Sejak itulah, cetiya kecil yang tidak memiliki nama ini berfungsi seakan – akan sebuah tempat ibadah yang besar, yaitu dengan mengadakan kebaktian rutin setiap hari Kamis malam dan Minggu pagi; termasuk pula selalu mengadakan perayaan hari – hari besar Agama Buddha, Hari Waisak misalnya. Disamping itu, pasangan pengantin yang akan diberkahi secara Buddhis juga dengan senang hati mempergunakan jasa cetiya ini. Kegiatan yang baik ini bisa bertahan selama dua tahun.

Kiranya kemajuan dan perkembangan pembangunan kota Blitar membawa pengaruh positif untuk perkembangan Agama Buddha di kota ini. Jalan Dr. Cipto, tempat cetiya tersebut berada, telah diputuskan oleh pemerintah untuk dilebarkan seluas 3 m ke arah kiri – kanan jalan itu. Akibatnya, pekarangan depan rumah keluarga Bapak Suroto tersebut sudah tidak memungkinkan lagi untuk dipertahankan sebagai cetiya. Namun, ternyata keluarga Bapak Suroto masih belum mengenal putus asa dalam menjaga kelestarian perkembangan Agama Buddha di kota Blitar. Kini, mereka menyediakan bagian belakang rumah tinggal mereka untuk dijadikan cetiya. Tentu saja, walaupun cetiya tersebut terletak di lantai dua yang tidak dipakai oleh keluarga, para umat Buddha merasa kurang pada tempatnya bila akan mengadakan puja bhakti haruslah mengganggu keluarga Suroto dengan melewati rumah tangga mereka. Akhirnya, para umat semakin jarang berkunjung ke cetiya dan bahkan tidak ada sama sekali.
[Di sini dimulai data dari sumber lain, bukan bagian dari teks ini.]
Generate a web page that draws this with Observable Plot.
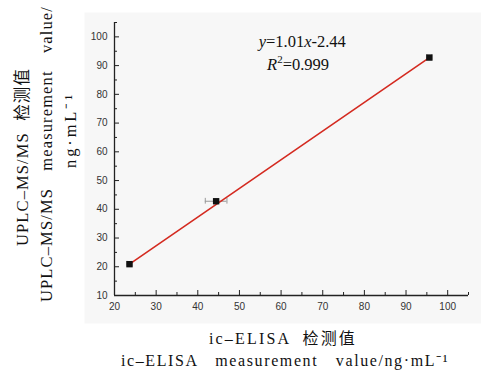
<!DOCTYPE html>
<html><head><meta charset="utf-8">
<script src="https://cdn.jsdelivr.net/npm/d3@7"></script>
<script src="https://cdn.jsdelivr.net/npm/@observablehq/plot@0.6"></script>
<style>
html,body{margin:0;padding:0;background:#fff;}
</style>
</head><body><div id="chart"></div>
<script>
// data
const elisa = [23.6, 44.4, 95.6];        // x: ic-ELISA value
const uplc = [20.9, 42.8, 92.8];         // y: UPLC-MS/MS value
const xErr = [0.6, 2.6, 0.6];            // x error
const fitX = [23.6, 95.6];
const fitY = [20.9, 92.8];
const xMajor = [20, 30, 40, 50, 60, 70, 80, 90, 100];
const xMinor = [25, 35, 45, 55, 65, 75, 85, 95, 105];
const yMajor = [10, 20, 30, 40, 50, 60, 70, 80, 90, 100];
const yMinor = [15, 25, 35, 45, 55, 65, 75, 85, 95, 105];
const yTitle = ["UPLC–MS/MS 检测值", "UPLC–MS/MS measurement value/", "ng·mL⁻¹"];
const xTitle = ["ic–ELISA 检测值", "ic–ELISA measurement value/ng·mL⁻¹"];

const points = elisa.map((x, i) => ({x, y: uplc[i], e: xErr[i]}));
const fit = fitX.map((x, i) => ({x, y: fitY[i]}));

const W = 481, H = 370, mL = 114, mR = 13, mT = 22, mB = 75;
const fh = H - mT - mB, fw = W - mL - mR;
const serif = "'Liberation Serif','Times New Roman','Noto Sans CJK SC',serif";

const plot = Plot.plot({
  width: W, height: H,
  marginLeft: mL, marginRight: mR, marginTop: mT, marginBottom: mB,
  style: {fontFamily: "'Liberation Sans',Arial,sans-serif", fontSize: "10px", color: "#333", background: "transparent", overflow: "visible"},
  x: {type: "linear", domain: [20, 105]},
  y: {type: "linear", domain: [10, 105]},
  marks: [
    Plot.frame({fill: "#f7f7f7", stroke: "none", insetLeft: -30, insetTop: -10, insetRight: -13, insetBottom: -28}),
    Plot.axisX(xMajor, {tickSize: 0, tickPadding: 7, label: null, fontSize: 10}),
    Plot.axisY(yMajor, {tickSize: 0, tickPadding: 7, label: null, fontSize: 10}),
    Plot.tickX(xMajor, {x: d => d, insetTop: fh - 5, stroke: "#222"}),
    Plot.tickX(xMinor, {x: d => d, insetTop: fh - 3, stroke: "#222"}),
    Plot.tickY(yMajor, {y: d => d, insetRight: fw - 5, stroke: "#222"}),
    Plot.tickY(yMinor, {y: d => d, insetRight: fw - 3, stroke: "#222"}),
    Plot.ruleY([10], {stroke: "#222", strokeWidth: 1.3}),
    Plot.ruleX([20], {stroke: "#222", strokeWidth: 1.3}),
    Plot.ruleY(points, {y: "y", x1: d => d.x - d.e, x2: d => d.x + d.e, stroke: "#999", strokeWidth: 1}),
    Plot.ruleX(points, {x: d => d.x - d.e, y1: d => d.y - 1, y2: d => d.y + 1, stroke: "#999"}),
    Plot.ruleX(points, {x: d => d.x + d.e, y1: d => d.y - 1, y2: d => d.y + 1, stroke: "#999"}),
    Plot.line(fit, {x: "x", y: "y", stroke: "#d42a20", strokeWidth: 1.6}),
    Plot.dot(points, {x: "x", y: "y", symbol: "square", r: 3.6, fill: "#111", stroke: "none"})
  ]
});
document.getElementById("chart").appendChild(plot);

const svg = d3.select(plot);
const sx = plot.scale("x"), sy = plot.scale("y");

// axis titles: wide word gaps plus a little letter spacing to reach the reference width
const titles = svg.append("g").attr("font-family", serif).attr("fill", "#111").attr("text-anchor", "middle");
function title(str, x, y, target, rot, size, ws) {
  const t = titles.append("text")
    .attr("transform", `translate(${x},${y})` + (rot ? ` rotate(${rot})` : ""))
    .attr("dy", "0.35em")
    .attr("font-size", size)
    .text(str);
  const natural = t.node().getComputedTextLength();
  const spaces = (str.match(/ /g) || []).length;
  const n = [...str].length;
  let ls = (target - natural - spaces * ws) / n;
  if (ls < 0) { ls = 0; ws = Math.max(0, (target - natural) / Math.max(spaces, 1)); }
  t.attr("word-spacing", ws).attr("letter-spacing", ls.toFixed(2));
}
title(xTitle[0], 283, 338, 148, 0, 16, 6);
title(xTitle[1], 285, 360, 328, 0, 16, 12);
title(yTitle[0], 22, 157, 178, -90, 16.5, 6);
title(yTitle[1], 46, 154, 296, -90, 16.5, 12);
title(yTitle[2], 70, 130, 76, -90, 16.5, 0);

// regression annotation with italic parts
const ann = svg.append("g").attr("font-family", serif).attr("font-size", 16.5).attr("fill", "#111").attr("text-anchor", "middle");
const t1 = ann.append("text").attr("x", sx.apply(65.2)).attr("y", sy.apply(98.3)).attr("dy", "0.35em");
t1.append("tspan").attr("font-style", "italic").text("y");
t1.append("tspan").text("=1.01");
t1.append("tspan").attr("font-style", "italic").text("x");
t1.append("tspan").text("-2.44");
const t2 = ann.append("text").attr("x", sx.apply(64.2)).attr("y", sy.apply(90.3)).attr("dy", "0.35em");
t2.append("tspan").attr("font-style", "italic").text("R");
t2.append("tspan").attr("font-size", 11).attr("dy", "-0.6em").text("2");
t2.append("tspan").attr("dy", "0.4em").text("=0.999");
</script>
</body></html>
Masa kosong dari kegiatan puja bhakti ini kembali mengetuk hati keluarga Bapak Suroto untuk mengusahakan tempat puja bhakti yang lebih sesuai. Pikiran mereka kemudian diarahkan pada pekarangan mereka yang masih belum diolah. Tanah ini terletak di jalan Slamet Riyadi No. 21, kira – kira 400 m Selatan makam Ir. Soekarno yang amat terkenal itu. Maka pada tahun 1972 dengan bantuan para umat Buddha, para tokoh umat dan juga para dermawan yang memberikan bantuan berupa pikiran, tenaga dan materi, berdirilah sebuah cetiya yang pada kenyataannya hanyalah sebuah ruangan berukuran 5 x 8 m. cetiya ini dinamakan “METTA KIRANA” yang diartikan sebagai SINAR CINTA KASIH. Istilah ‘cetiya’ ini tidak dapat dipertahankan lagi; hal ini sehubungan dengan peraturan pemerintah agar tempat ibadah mendaftarkan diri pada Departemen Agama. Prosedur pendaftaran ini hanya melayani tingkat vihara saja. Oleh karena itu, Cetiya Metta Kirana kini harus “naik tingkat” menjadi vihara. Pendaftaran ke Departemen Agama tersebut terjadi dalam tahun 1987.

Kenaikan tingkat menjadi Vihara Metta Kirana mempunyai konsekuensi logis. Bahwa suatu vihara haruslah memiliki kuti sebagai sarana tinggal para bhikkhu yang berkunjung ke vihara tersebut. Maka dengan semangat gotong royong para umat Buddha berjuang sepenuh tenaga untuk mewujudkan kuti tersebut. Akhirnya dengan melewati masa – masa yang cukup sulit, kuti idaman terbangun walau cukup sederhana. Kesederhanaan ini ternyata tidak mengurangi semangat para bhikkhu dan samanera untuk berkenan tinggal di Vihara Metta Kirana demi pembabaran Buddha Sasana.